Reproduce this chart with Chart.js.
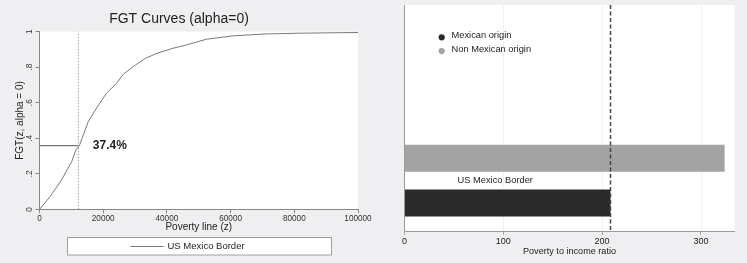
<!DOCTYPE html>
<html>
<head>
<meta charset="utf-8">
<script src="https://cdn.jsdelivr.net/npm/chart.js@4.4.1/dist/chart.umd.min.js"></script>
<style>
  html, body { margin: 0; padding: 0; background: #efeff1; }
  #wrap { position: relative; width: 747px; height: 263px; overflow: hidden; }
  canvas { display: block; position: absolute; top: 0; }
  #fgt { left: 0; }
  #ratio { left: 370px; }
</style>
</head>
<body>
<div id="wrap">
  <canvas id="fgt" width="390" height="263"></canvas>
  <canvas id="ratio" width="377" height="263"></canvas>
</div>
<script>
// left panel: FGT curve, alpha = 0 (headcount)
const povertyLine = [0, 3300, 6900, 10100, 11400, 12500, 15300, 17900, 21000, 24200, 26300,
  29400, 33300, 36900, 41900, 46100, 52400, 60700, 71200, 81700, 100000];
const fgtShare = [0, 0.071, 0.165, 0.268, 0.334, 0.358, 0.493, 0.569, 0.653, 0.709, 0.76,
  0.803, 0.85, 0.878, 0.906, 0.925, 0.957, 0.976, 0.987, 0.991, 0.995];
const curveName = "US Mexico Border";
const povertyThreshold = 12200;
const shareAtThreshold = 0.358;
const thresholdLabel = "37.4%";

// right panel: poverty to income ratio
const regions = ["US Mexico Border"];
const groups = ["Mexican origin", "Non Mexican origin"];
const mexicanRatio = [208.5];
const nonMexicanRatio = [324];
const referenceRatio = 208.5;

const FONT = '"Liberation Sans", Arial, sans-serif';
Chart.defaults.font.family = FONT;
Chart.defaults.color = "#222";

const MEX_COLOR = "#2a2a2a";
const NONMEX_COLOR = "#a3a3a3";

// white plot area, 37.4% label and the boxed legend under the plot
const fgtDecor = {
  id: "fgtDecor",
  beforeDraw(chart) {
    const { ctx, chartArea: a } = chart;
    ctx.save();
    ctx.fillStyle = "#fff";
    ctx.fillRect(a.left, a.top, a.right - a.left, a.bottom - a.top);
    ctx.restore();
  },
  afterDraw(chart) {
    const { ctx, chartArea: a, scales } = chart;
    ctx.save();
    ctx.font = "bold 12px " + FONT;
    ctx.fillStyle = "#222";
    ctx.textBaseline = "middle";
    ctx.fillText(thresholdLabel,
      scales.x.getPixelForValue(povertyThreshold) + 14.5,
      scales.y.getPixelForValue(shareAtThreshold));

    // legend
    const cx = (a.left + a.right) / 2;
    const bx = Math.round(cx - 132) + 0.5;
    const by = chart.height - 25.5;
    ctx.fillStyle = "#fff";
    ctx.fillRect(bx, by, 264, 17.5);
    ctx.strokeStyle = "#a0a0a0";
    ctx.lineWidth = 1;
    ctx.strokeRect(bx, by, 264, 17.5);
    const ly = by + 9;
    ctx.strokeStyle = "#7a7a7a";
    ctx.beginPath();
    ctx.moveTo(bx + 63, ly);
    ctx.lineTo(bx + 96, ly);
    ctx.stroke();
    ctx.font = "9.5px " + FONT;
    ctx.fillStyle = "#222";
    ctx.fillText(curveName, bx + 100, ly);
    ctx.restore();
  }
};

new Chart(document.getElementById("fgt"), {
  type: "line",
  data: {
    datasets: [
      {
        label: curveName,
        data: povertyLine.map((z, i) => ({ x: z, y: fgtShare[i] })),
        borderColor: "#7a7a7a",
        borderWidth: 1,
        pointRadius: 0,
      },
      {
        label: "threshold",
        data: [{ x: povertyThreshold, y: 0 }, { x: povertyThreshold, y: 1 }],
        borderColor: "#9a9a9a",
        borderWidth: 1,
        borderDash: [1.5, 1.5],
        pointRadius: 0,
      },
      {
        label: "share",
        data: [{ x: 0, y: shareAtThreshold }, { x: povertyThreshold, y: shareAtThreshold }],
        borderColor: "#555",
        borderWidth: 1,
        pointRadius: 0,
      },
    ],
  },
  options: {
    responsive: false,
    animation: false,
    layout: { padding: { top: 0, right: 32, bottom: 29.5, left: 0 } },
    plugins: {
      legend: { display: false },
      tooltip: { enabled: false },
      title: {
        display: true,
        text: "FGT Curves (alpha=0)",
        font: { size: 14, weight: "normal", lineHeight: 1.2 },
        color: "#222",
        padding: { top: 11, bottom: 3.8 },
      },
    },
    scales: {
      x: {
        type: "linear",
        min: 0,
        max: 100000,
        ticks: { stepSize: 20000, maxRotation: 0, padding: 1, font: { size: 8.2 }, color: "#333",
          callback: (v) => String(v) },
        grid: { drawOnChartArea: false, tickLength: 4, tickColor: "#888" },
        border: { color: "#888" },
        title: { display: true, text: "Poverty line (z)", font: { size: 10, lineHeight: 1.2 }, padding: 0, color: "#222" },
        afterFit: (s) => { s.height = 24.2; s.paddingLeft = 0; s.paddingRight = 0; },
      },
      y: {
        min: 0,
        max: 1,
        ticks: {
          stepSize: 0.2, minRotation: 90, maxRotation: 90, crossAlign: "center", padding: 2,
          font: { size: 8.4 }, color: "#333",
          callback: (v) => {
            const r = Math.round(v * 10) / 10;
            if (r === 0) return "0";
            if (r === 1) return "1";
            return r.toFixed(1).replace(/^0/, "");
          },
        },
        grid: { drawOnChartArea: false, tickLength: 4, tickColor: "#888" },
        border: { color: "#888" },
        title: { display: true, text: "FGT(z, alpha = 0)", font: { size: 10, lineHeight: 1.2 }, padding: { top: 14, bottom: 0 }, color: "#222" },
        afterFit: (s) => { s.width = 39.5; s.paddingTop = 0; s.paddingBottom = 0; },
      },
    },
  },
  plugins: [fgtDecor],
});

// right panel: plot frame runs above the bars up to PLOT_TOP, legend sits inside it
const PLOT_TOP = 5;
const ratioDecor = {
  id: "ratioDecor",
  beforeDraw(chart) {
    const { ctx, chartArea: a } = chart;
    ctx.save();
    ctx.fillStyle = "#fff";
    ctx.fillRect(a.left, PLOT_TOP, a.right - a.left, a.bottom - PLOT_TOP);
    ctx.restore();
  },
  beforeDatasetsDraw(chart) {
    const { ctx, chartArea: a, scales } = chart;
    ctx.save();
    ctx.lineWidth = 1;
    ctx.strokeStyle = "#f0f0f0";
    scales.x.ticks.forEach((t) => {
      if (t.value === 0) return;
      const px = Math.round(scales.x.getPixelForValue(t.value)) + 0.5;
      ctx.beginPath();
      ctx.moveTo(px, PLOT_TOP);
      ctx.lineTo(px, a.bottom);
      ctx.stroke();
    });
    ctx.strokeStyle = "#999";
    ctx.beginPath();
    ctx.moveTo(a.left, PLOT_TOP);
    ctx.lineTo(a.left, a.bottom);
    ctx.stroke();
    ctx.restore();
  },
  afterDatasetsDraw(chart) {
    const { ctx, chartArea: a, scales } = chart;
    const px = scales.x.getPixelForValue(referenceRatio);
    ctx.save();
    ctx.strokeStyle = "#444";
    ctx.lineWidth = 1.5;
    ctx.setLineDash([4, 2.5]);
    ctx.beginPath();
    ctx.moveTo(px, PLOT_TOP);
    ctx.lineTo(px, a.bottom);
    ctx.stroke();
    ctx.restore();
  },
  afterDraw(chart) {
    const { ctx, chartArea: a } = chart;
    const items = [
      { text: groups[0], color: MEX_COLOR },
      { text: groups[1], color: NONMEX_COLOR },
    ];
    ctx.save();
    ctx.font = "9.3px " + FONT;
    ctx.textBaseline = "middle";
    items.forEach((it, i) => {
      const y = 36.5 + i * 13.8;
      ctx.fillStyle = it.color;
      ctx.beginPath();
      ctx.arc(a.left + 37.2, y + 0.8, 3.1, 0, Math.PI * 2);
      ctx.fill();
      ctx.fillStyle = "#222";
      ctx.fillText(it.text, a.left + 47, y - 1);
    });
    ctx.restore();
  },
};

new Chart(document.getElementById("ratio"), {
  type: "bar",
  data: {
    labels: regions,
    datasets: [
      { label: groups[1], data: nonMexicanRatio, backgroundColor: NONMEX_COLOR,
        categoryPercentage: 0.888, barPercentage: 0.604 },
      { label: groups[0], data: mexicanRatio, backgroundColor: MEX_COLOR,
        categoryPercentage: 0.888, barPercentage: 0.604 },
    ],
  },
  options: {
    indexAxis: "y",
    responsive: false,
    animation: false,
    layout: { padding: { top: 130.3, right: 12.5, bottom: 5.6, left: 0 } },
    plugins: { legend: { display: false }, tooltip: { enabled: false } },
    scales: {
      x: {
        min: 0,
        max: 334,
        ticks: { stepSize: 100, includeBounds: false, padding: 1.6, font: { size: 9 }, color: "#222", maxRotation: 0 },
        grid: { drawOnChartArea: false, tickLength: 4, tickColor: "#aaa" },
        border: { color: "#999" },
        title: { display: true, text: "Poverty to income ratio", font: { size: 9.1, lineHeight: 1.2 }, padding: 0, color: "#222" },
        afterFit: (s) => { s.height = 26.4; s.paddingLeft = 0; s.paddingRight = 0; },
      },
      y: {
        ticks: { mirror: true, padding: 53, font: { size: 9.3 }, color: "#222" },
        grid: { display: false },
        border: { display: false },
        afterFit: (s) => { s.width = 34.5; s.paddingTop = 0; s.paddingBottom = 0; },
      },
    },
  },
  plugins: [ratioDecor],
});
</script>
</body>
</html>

———

# [Work to be completed]
Leave out the pictures. Transcribe only the lines above, from the first through the one that contains "const referenceRatio = 208.5;".

# [Written answer]
Reproduce this chart with Chart.js.
<!DOCTYPE html>
<html>
<head>
<meta charset="utf-8">
<script src="https://cdn.jsdelivr.net/npm/chart.js@4.4.1/dist/chart.umd.min.js"></script>
<style>
  html, body { margin: 0; padding: 0; background: #efeff1; }
  #wrap { position: relative; width: 747px; height: 263px; overflow: hidden; }
  canvas { display: block; position: absolute; top: 0; }
  #fgt { left: 0; }
  #ratio { left: 370px; }
</style>
</head>
<body>
<div id="wrap">
  <canvas id="fgt" width="390" height="263"></canvas>
  <canvas id="ratio" width="377" height="263"></canvas>
</div>
<script>
// left panel: FGT curve, alpha = 0 (headcount)
const povertyLine = [0, 3300, 6900, 10100, 11400, 12500, 15300, 17900, 21000, 24200, 26300,
  29400, 33300, 36900, 41900, 46100, 52400, 60700, 71200, 81700, 100000];
const fgtShare = [0, 0.071, 0.165, 0.268, 0.334, 0.358, 0.493, 0.569, 0.653, 0.709, 0.76,
  0.803, 0.85, 0.878, 0.906, 0.925, 0.957, 0.976, 0.987, 0.991, 0.995];
const curveName = "US Mexico Border";
const povertyThreshold = 12200;
const shareAtThreshold = 0.358;
const thresholdLabel = "37.4%";

// right panel: poverty to income ratio
const regions = ["US Mexico Border"];
const groups = ["Mexican origin", "Non Mexican origin"];
const mexicanRatio = [208.5];
const nonMexicanRatio = [324];
const referenceRatio = 208.5;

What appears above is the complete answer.